When the scale of the scandal was later discovered, Ken Lay was indicted by a grand jury in the USA. As Wikipedia summarises it, “Enron used misleading and illegal practices to hide, embezzle and mislead funds from its auditor Arthur Anderson’’. Both Enron and Arthur Anderson were destroyed following the discovery of scandal of such grand scale. A Bloomberg Business Week article in 2006 made the point that even if it was Ken Lay’s audacious ignorance (Lay maintained he was betrayed by a few dishonest employees), he will forever be blamed for the demise of a company. It would seem to be a grand contradiction when you place the facts of the Enron scandal against Mr Lay’s comment on command and control.

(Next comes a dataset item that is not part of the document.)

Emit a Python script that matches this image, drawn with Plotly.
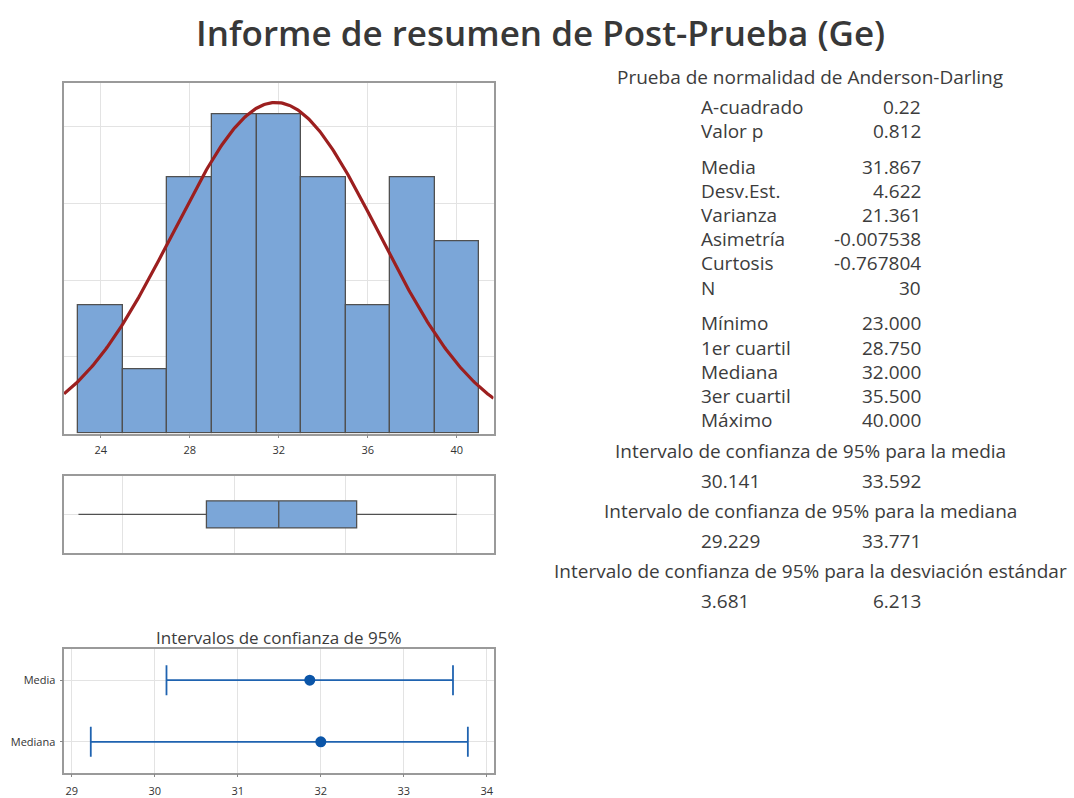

In my early days of corporate career, General Electric Co or just GE was one of the most desired companies to seek out. It stood for quality, professionalism, and the famous vitality model of bottom 10% ‘unwritten’ rule. GE, then was synonymous with Jack Welch who led the organisation for 20 years, until 2001. He was and is still considered as the one of the greatest business leaders of his era.

More recently, GE has been in the news for all the wrong reasons. That, there were structural issues in GE before the transition in 2001 from Jack Welch to Jeff Immelt does not require much forensics. When the performance dipped, various questions came up- was  Jeff Immelt left holding the bag on this one ? It is quite unthinkable that Jack Welch did not know of the structural issues and yet went along with the bloated corporate spending.

A quick look at the GE’s annual reports and the main messages (or the main take-away) gives a sense of the sliding glory over the period when GE transitioned from Jack Welch to Jeff Immelt and thereafter. You will see a noticeable change in the tenor of the ‘message’ from ‘relishing change’ in 2000 to ‘Growth company- that knows how to use size to propel growth’ in 2001 (Mr Welch retired in 2001)  to a modest  ‘businesses performing well’ in 2014 and eventually ‘we are not perfect’ in 2015. Its impossible to pinpoint when and what robbed  GE of its vitality, however it’s safe to postulate that the fault lines were emerging in the late nineties, and they remained unaddressed. 

A more recent corporate czar worth talking about is Carlos Ghosn, the Chairman and CEO of Nissan. From a celebrity who was routinely making appearances in newspapers and televisions to being imprisoned in 2018 and finally fleeing Japan in a suitcase, is nothing short of a film plot. As I understand, there are ongoing legal cases in various countries and the outcome is better left to the judicial systems. However, it’s worth pondering what could possibly drive a company that was the beneficiary of Ghosn’s skills of ‘turnaround from near-bankruptcy’ to bring charges of misappropriation of funds against him, remains unclear.

The three business leaders briefly described above have been exceedingly successful and many of their timely business decisions and interventions have become subject matter of study in the leading Business Schools around the world. The cases are spread over a period of about 30 years and each different from the other, though with one common thread passing through, provoking the question whether the Peter principle was at play while oversight and governance napped. And there are many such instances if you look.